-- BEGIN --
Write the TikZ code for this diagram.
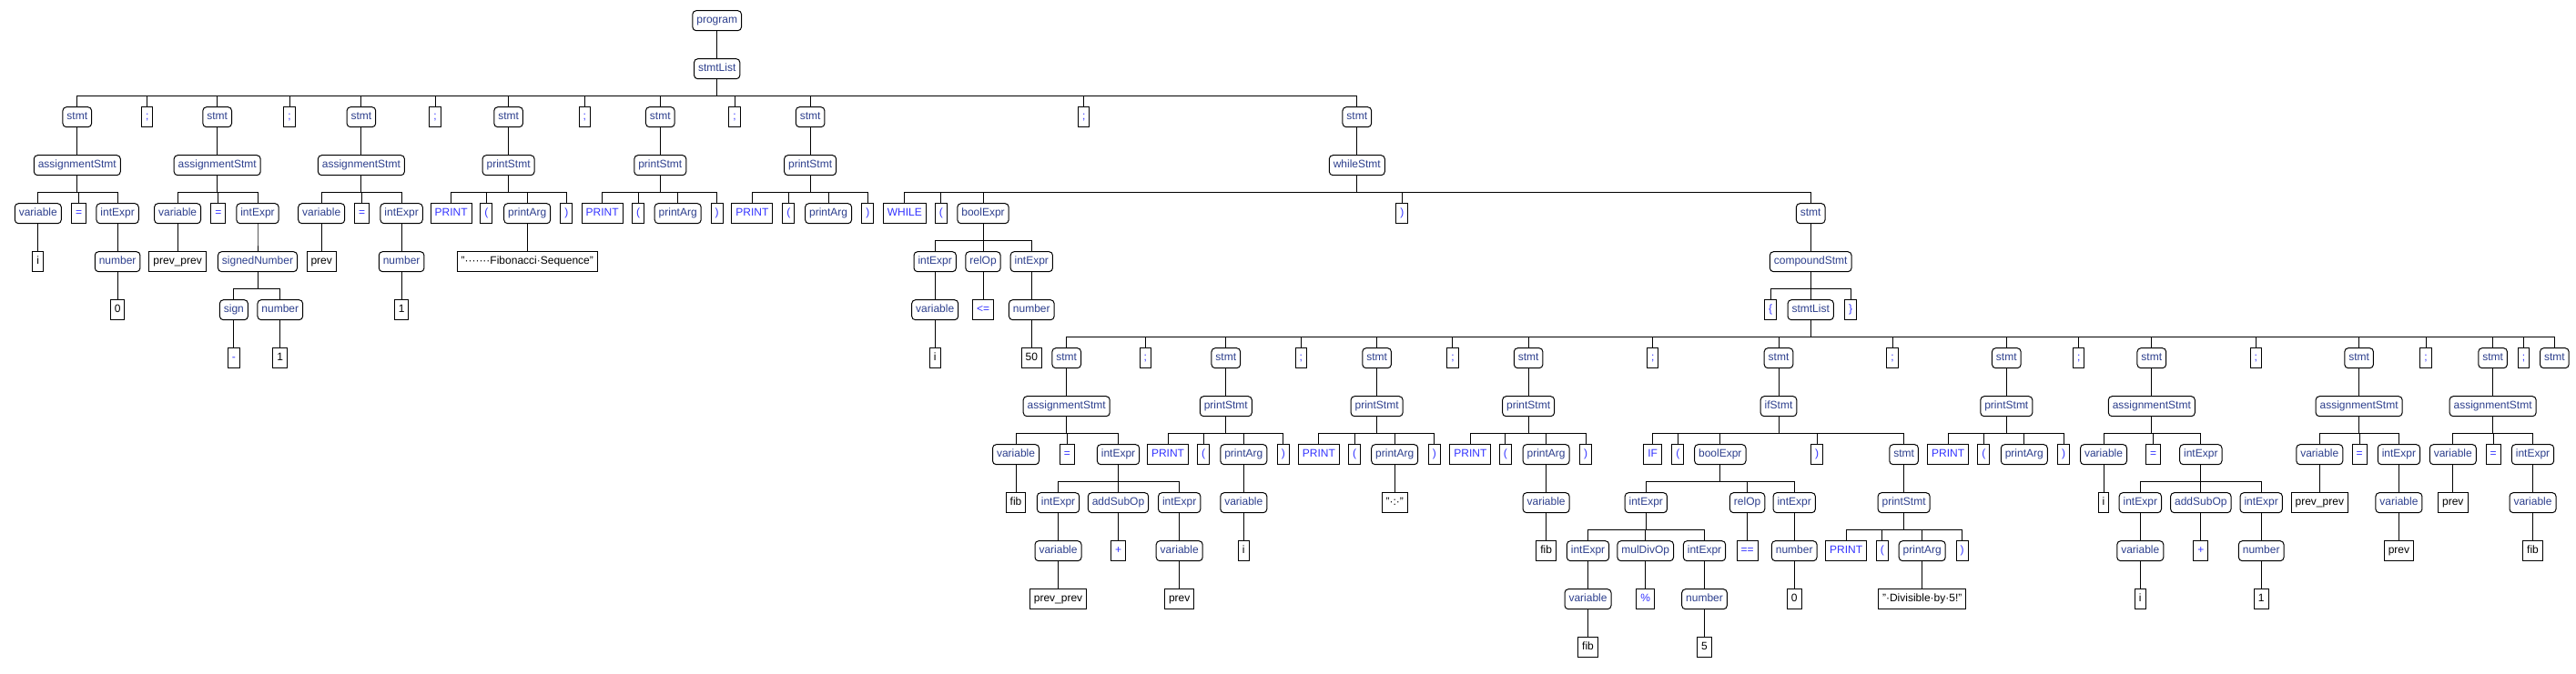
\documentclass[tikz,border=0pt]{standalone}
\usepackage{fontspec}
\setmainfont{Liberation Sans}
\usetikzlibrary{positioning}
\definecolor{rulecolor}{RGB}{44,62,140}
\definecolor{tokencolor}{RGB}{51,51,255}

\begin{document}
\begin{tikzpicture}[
    x=1pt, y=-53pt,
    node distance=31pt,
    every node/.style={font=\fontsize{12}{14}\selectfont, draw=black, line width=1pt, minimum height=22pt, inner xsep=4.5pt, inner ysep=3pt, text height=9pt, text depth=3pt, outer sep=0pt},
    rule/.style={rounded corners=4pt, text=rulecolor},
    token/.style={text=tokencolor},
    leaf/.style={text=black},
    every edge/.style={draw, line width=0.9pt, to path={(\tikztostart.south) -- ++(0,-18.3pt) -| (\tikztotarget.north)}}
]
\useasboundingbox (0,-0.4283) rectangle (2830,13.5528);

% Root
\node[rule] (prog) at (787.7,0) {program};
\node[rule, below=of prog] (top) {stmtList};

% Top-level statements
\node[rule] (st1) at (84.8,2) {stmt};
\node[token] (sc1) at (161.8,2) {;};
\node[rule] (st2) at (238.7,2) {stmt};
\node[token] (sc2) at (318.1,2) {;};
\node[rule] (st3) at (396.9,2) {stmt};
\node[token] (sc3) at (478.0,2) {;};
\node[rule] (st4) at (558.6,2) {stmt};
\node[token] (sc4) at (642.3,2) {;};
\node[rule] (st5) at (725.3,2) {stmt};
\node[token] (sc5) at (807.0,2) {;};
\node[rule] (st6) at (890.1,2) {stmt};
\node[token] (sc6) at (1190.8,2) {;};
\node[rule] (st7) at (1490.8,2) {stmt};

\node[rule, below=of st1] (as1) {assignmentStmt};
\node[rule, below=of st2] (as2) {assignmentStmt};
\node[rule, below=of st3] (as3) {assignmentStmt};
\node[rule, below=of st4] (pr1) {printStmt};
\node[rule, below=of st5] (pr2) {printStmt};
\node[rule, below=of st6] (pr3) {printStmt};
\node[rule, below=of st7] (wh) {whileStmt};

% i = 0
\node[rule] (va1) at (41.8,4) {variable};
\node[token] (eq1) at (86.6,4) {=};
\node[rule] (ie1) at (129.1,4) {intExpr};
\node[leaf, below=of va1] (id1) {i};
\node[rule, below=of ie1] (nu1) {number};
\node[leaf, below=of nu1] (zero) {0};

% prev_prev = -1
\node[rule] (va2) at (195.1,4) {variable};
\node[token] (eq2) at (239.9,4) {=};
\node[rule] (ie2) at (283.0,4) {intExpr};
\node[leaf, below=of va2] (id2) {prev\_prev};
\node[rule, below=of ie2] (sn) {signedNumber};
\node[rule] (sg) at (256.9,6) {sign};
\node[rule] (snn) at (307.8,6) {number};
\node[token, below=of sg] (minus) {-};
\node[leaf, below=of snn] (one2) {1};

% prev = 1
\node[rule] (va3) at (353.2,4) {variable};
\node[token] (eq3) at (397.5,4) {=};
\node[rule] (ie3) at (441.1,4) {intExpr};
\node[leaf, below=of va3] (id3) {prev};
\node[rule, below=of ie3] (nu3) {number};
\node[leaf, below=of nu3] (one3) {1};

% print statements
\node[token] (pk1) at (495.6,4) {PRINT};
\node[token] (lp1) at (534.4,4) {(};
\node[rule] (pa1) at (579.2,4) {printArg};
\node[token] (rp1) at (622.3,4) {)};
\node[leaf, below=of pa1] (str1) {"·······Fibonacci·Sequence"};
\node[token] (pk2) at (661.6,4) {PRINT};
\node[token] (lp2) at (701.0,4) {(};
\node[rule] (pa2) at (744.7,4) {printArg};
\node[token] (rp2) at (787.7,4) {)};
\node[token] (pk3) at (826.4,4) {PRINT};
\node[token] (lp3) at (866.4,4) {(};
\node[rule] (pa3) at (910.1,4) {printArg};
\node[token] (rp3) at (953.3,4) {)};

% while loop
\node[token] (wk) at (993.9,4) {WHILE};
\node[token] (wlp) at (1033.9,4) {(};
\node[rule] (be) at (1080.0,4) {boolExpr};
\node[token] (wrp) at (1540.4,4) {)};
\node[rule] (wst) at (1989.2,4) {stmt};
\node[rule] (bie1) at (1027.2,5) {intExpr};
\node[rule] (rop) at (1080.0,5) {relOp};
\node[rule] (bie2) at (1133.3,5) {intExpr};
\node[rule, below=of bie1] (bva) {variable};
\node[token, below=of rop] (le) {<=};
\node[rule, below=of bie2] (bnu) {number};
\node[leaf, below=of bva] (bi) {i};
\node[leaf, below=of bnu] (fifty) {50};
\node[rule, below=of wst] (cs) {compoundStmt};
\node[token] (lb) at (1945.2,6) {\{};
\node[rule] (sl) at (1989.2,6) {stmtList};
\node[token] (rb) at (2033.2,6) {\}};

% loop body
\node[rule] (t1) at (1171.7,7) {stmt};
\node[token] (c1) at (1258.4,7) {;};
\node[rule] (t2) at (1346.8,7) {stmt};
\node[token] (c2) at (1429.4,7) {;};
\node[rule] (t3) at (1512.6,7) {stmt};
\node[token] (c3) at (1595.9,7) {;};
\node[rule] (t4) at (1679.1,7) {stmt};
\node[token] (c4) at (1815.7,7) {;};
\node[rule] (t5) at (1954.0,7) {stmt};
\node[token] (c5) at (2079.1,7) {;};
\node[rule] (t6) at (2204.3,7) {stmt};
\node[token] (c6) at (2283.7,7) {;};
\node[rule] (t7) at (2363.8,7) {stmt};
\node[token] (c7) at (2478.3,7) {;};
\node[rule] (t8) at (2591.6,7) {stmt};
\node[token] (c8) at (2665.1,7) {;};
\node[rule] (t9) at (2738.6,7) {stmt};
\node[token] (c9) at (2772.4,7) {;};
\node[rule] (t10) at (2806.3,7) {stmt};

\node[rule, below=of t1] (ua1) {assignmentStmt};
\node[rule, below=of t2] (up2) {printStmt};
\node[rule, below=of t3] (up3) {printStmt};
\node[rule, below=of t4] (up4) {printStmt};
\node[rule, below=of t5] (ifs) {ifStmt};
\node[rule, below=of t6] (up6) {printStmt};
\node[rule, below=of t7] (ua7) {assignmentStmt};
\node[rule, below=of t8] (ua8) {assignmentStmt};
\node[rule, below=of t9] (ua9) {assignmentStmt};

% fib = prev_prev + prev
\node[rule] (uva1) at (1116.0,9) {variable};
\node[token] (ueq1) at (1172.3,9) {=};
\node[rule] (uie1) at (1228.5,9) {intExpr};
\node[leaf, below=of uva1] (fib1) {fib};
\node[rule] (xa) at (1162.5,10) {intExpr};
\node[rule] (xop) at (1228.5,10) {addSubOp};
\node[rule] (xb) at (1295.7,10) {intExpr};
\node[rule, below=of xa] (xva) {variable};
\node[token, below=of xop] (plus1) {+};
\node[rule, below=of xb] (xvb) {variable};
\node[leaf, below=of xva] (ppx) {prev\_prev};
\node[leaf, below=of xvb] (pvx) {prev};

% print i, ": ", fib
\node[token] (upk2) at (1283.0,9) {PRINT};
\node[token] (ulp2) at (1322.1,9) {(};
\node[rule] (upa2) at (1366.3,9) {printArg};
\node[token] (urp2) at (1409.9,9) {)};
\node[rule, below=of upa2] (vv2) {variable};
\node[leaf, below=of vv2] (i2) {i};
\node[token] (upk3) at (1448.9,9) {PRINT};
\node[token] (ulp3) at (1488.0,9) {(};
\node[rule] (upa3) at (1532.2,9) {printArg};
\node[token] (urp3) at (1575.8,9) {)};
\node[leaf, below=of upa3] (str2) {"·:·"};
\node[token] (upk4) at (1615.4,9) {PRINT};
\node[token] (ulp4) at (1653.8,9) {(};
\node[rule] (upa4) at (1698.6,9) {printArg};
\node[token] (urp4) at (1742.2,9) {)};
\node[rule, below=of upa4] (vv4) {variable};
\node[leaf, below=of vv4] (fib4) {fib};

% if fib % 5 == 0
\node[token] (ik) at (1815.7,9) {IF};
\node[token] (ilp) at (1843.3,9) {(};
\node[rule] (ibe) at (1889.8,9) {boolExpr};
\node[token] (irp) at (1996.1,9) {)};
\node[rule] (ist) at (2091.6,9) {stmt};
\node[rule] (iie1) at (1808.3,10) {intExpr};
\node[rule] (irop) at (1919.6,10) {relOp};
\node[rule] (iie2) at (1971.2,10) {intExpr};
\node[rule] (ma) at (1744.5,11) {intExpr};
\node[rule] (mop) at (1807.7,11) {mulDivOp};
\node[rule] (mb) at (1872.5,11) {intExpr};
\node[rule, below=of ma] (mva) {variable};
\node[token, below=of mop] (pct) {\%};
\node[rule, below=of mb] (mnu) {number};
\node[leaf, below=of mva] (fibm) {fib};
\node[leaf, below=of mnu] (five) {5};
\node[token, below=of irop] (eqeq) {==};
\node[rule, below=of iie2] (inu) {number};
\node[leaf, below=of inu] (zero2) {0};
\node[rule, below=of ist] (ips) {printStmt};
\node[token] (ipk) at (2028.1,11) {PRINT};
\node[token] (ilp2) at (2067.8,11) {(};
\node[rule] (ipa) at (2111.7,11) {printArg};
\node[token] (irp2) at (2155.6,11) {)};
\node[leaf, below=of ipa] (str3) {"·Divisible·by·5!"};

% print fib
\node[token] (upk6) at (2140.2,9) {PRINT};
\node[token] (ulp6) at (2179.3,9) {(};
\node[rule] (upa6) at (2223.8,9) {printArg};
\node[token] (urp6) at (2267.1,9) {)};

% i = i + 1
\node[rule] (uva7) at (2311.0,9) {variable};
\node[token] (ueq7) at (2365.6,9) {=};
\node[rule] (uie7) at (2417.8,9) {intExpr};
\node[leaf, below=of uva7] (ii7) {i};
\node[rule] (ya) at (2351.3,10) {intExpr};
\node[rule] (yop) at (2417.8,10) {addSubOp};
\node[rule] (yb) at (2484.2,10) {intExpr};
\node[rule, below=of ya] (yva) {variable};
\node[token, below=of yop] (plus2) {+};
\node[rule, below=of yb] (ynu) {number};
\node[leaf, below=of yva] (iy) {i};
\node[leaf, below=of ynu] (oney) {1};

% prev_prev = prev
\node[rule] (uva8) at (2548.3,9) {variable};
\node[token] (ueq8) at (2592.2,9) {=};
\node[rule] (uie8) at (2635.4,9) {intExpr};
\node[leaf, below=of uva8] (pp8) {prev\_prev};
\node[rule, below=of uie8] (vv8) {variable};
\node[leaf, below=of vv8] (pv8) {prev};

% prev = fib
\node[rule] (uva9) at (2694.8,9) {variable};
\node[token] (ueq9) at (2739.2,9) {=};
\node[rule] (uie9) at (2782.5,9) {intExpr};
\node[leaf, below=of uva9] (pv9) {prev};
\node[rule, below=of uie9] (vv9) {variable};
\node[leaf, below=of vv9] (fib9) {fib};

% Tree edges
\path (prog) edge (top);
\path (top) edge (st1) edge (sc1) edge (st2) edge (sc2) edge (st3) edge (sc3) edge (st4) edge (sc4) edge (st5) edge (sc5) edge (st6) edge (sc6) edge (st7);
\path (st1) edge (as1) (st2) edge (as2) (st3) edge (as3) (st4) edge (pr1) (st5) edge (pr2) (st6) edge (pr3) (st7) edge (wh);
\path (as1) edge (va1) edge (eq1) edge (ie1);
\path (va1) edge (id1) (ie1) edge (nu1) (nu1) edge (zero);
\path (as2) edge (va2) edge (eq2) edge (ie2);
\path (va2) edge (id2) (ie2) edge (sn);
\path (sn) edge (sg) edge (snn);
\path (sg) edge (minus) (snn) edge (one2);
\path (as3) edge (va3) edge (eq3) edge (ie3);
\path (va3) edge (id3) (ie3) edge (nu3) (nu3) edge (one3);
\path (pr1) edge (pk1) edge (lp1) edge (pa1) edge (rp1);
\path (pa1) edge (str1);
\path (pr2) edge (pk2) edge (lp2) edge (pa2) edge (rp2);
\path (pr3) edge (pk3) edge (lp3) edge (pa3) edge (rp3);
\path (wh) edge (wk) edge (wlp) edge (be) edge (wrp) edge (wst);
\path (be) edge (bie1) edge (rop) edge (bie2);
\path (bie1) edge (bva) (bva) edge (bi) (rop) edge (le) (bie2) edge (bnu) (bnu) edge (fifty);
\path (wst) edge (cs);
\path (cs) edge (lb) edge (sl) edge (rb);
\path (sl) edge (t1) edge (c1) edge (t2) edge (c2) edge (t3) edge (c3) edge (t4) edge (c4) edge (t5) edge (c5) edge (t6) edge (c6) edge (t7) edge (c7) edge (t8) edge (c8) edge (t9) edge (c9) edge (t10);
\path (t1) edge (ua1) (t2) edge (up2) (t3) edge (up3) (t4) edge (up4) (t5) edge (ifs) (t6) edge (up6) (t7) edge (ua7) (t8) edge (ua8) (t9) edge (ua9);
\path (ua1) edge (uva1) edge (ueq1) edge (uie1);
\path (uva1) edge (fib1);
\path (uie1) edge (xa) edge (xop) edge (xb);
\path (xa) edge (xva) (xva) edge (ppx) (xop) edge (plus1) (xb) edge (xvb) (xvb) edge (pvx);
\path (up2) edge (upk2) edge (ulp2) edge (upa2) edge (urp2);
\path (upa2) edge (vv2) (vv2) edge (i2);
\path (up3) edge (upk3) edge (ulp3) edge (upa3) edge (urp3);
\path (upa3) edge (str2);
\path (up4) edge (upk4) edge (ulp4) edge (upa4) edge (urp4);
\path (upa4) edge (vv4) (vv4) edge (fib4);
\path (ifs) edge (ik) edge (ilp) edge (ibe) edge (irp) edge (ist);
\path (ibe) edge (iie1) edge (irop) edge (iie2);
\path (iie1) edge (ma) edge (mop) edge (mb);
\path (ma) edge (mva) (mva) edge (fibm) (mop) edge (pct) (mb) edge (mnu) (mnu) edge (five);
\path (irop) edge (eqeq) (iie2) edge (inu) (inu) edge (zero2);
\path (ist) edge (ips);
\path (ips) edge (ipk) edge (ilp2) edge (ipa) edge (irp2);
\path (ipa) edge (str3);
\path (up6) edge (upk6) edge (ulp6) edge (upa6) edge (urp6);
\path (ua7) edge (uva7) edge (ueq7) edge (uie7);
\path (uva7) edge (ii7);
\path (uie7) edge (ya) edge (yop) edge (yb);
\path (ya) edge (yva) (yva) edge (iy) (yop) edge (plus2) (yb) edge (ynu) (ynu) edge (oney);
\path (ua8) edge (uva8) edge (ueq8) edge (uie8);
\path (uva8) edge (pp8) (uie8) edge (vv8) (vv8) edge (pv8);
\path (ua9) edge (uva9) edge (ueq9) edge (uie9);
\path (uva9) edge (pv9) (uie9) edge (vv9) (vv9) edge (fib9);

\end{tikzpicture}
\end{document}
-- END --
Task description → Repeat only what lies between the start of the data and the end of the line containing "(st7) at (1490.8,2)", exactly, with pictures left out.

Exercise output →
Write the TikZ code for this diagram.
\documentclass[tikz,border=0pt]{standalone}
\usepackage{fontspec}
\setmainfont{Liberation Sans}
\usetikzlibrary{positioning}
\definecolor{rulecolor}{RGB}{44,62,140}
\definecolor{tokencolor}{RGB}{51,51,255}

\begin{document}
\begin{tikzpicture}[
    x=1pt, y=-53pt,
    node distance=31pt,
    every node/.style={font=\fontsize{12}{14}\selectfont, draw=black, line width=1pt, minimum height=22pt, inner xsep=4.5pt, inner ysep=3pt, text height=9pt, text depth=3pt, outer sep=0pt},
    rule/.style={rounded corners=4pt, text=rulecolor},
    token/.style={text=tokencolor},
    leaf/.style={text=black},
    every edge/.style={draw, line width=0.9pt, to path={(\tikztostart.south) -- ++(0,-18.3pt) -| (\tikztotarget.north)}}
]
\useasboundingbox (0,-0.4283) rectangle (2830,13.5528);

% Root
\node[rule] (prog) at (787.7,0) {program};
\node[rule, below=of prog] (top) {stmtList};

% Top-level statements
\node[rule] (st1) at (84.8,2) {stmt};
\node[token] (sc1) at (161.8,2) {;};
\node[rule] (st2) at (238.7,2) {stmt};
\node[token] (sc2) at (318.1,2) {;};
\node[rule] (st3) at (396.9,2) {stmt};
\node[token] (sc3) at (478.0,2) {;};
\node[rule] (st4) at (558.6,2) {stmt};
\node[token] (sc4) at (642.3,2) {;};
\node[rule] (st5) at (725.3,2) {stmt};
\node[token] (sc5) at (807.0,2) {;};
\node[rule] (st6) at (890.1,2) {stmt};
\node[token] (sc6) at (1190.8,2) {;};
\node[rule] (st7) at (1490.8,2) {stmt};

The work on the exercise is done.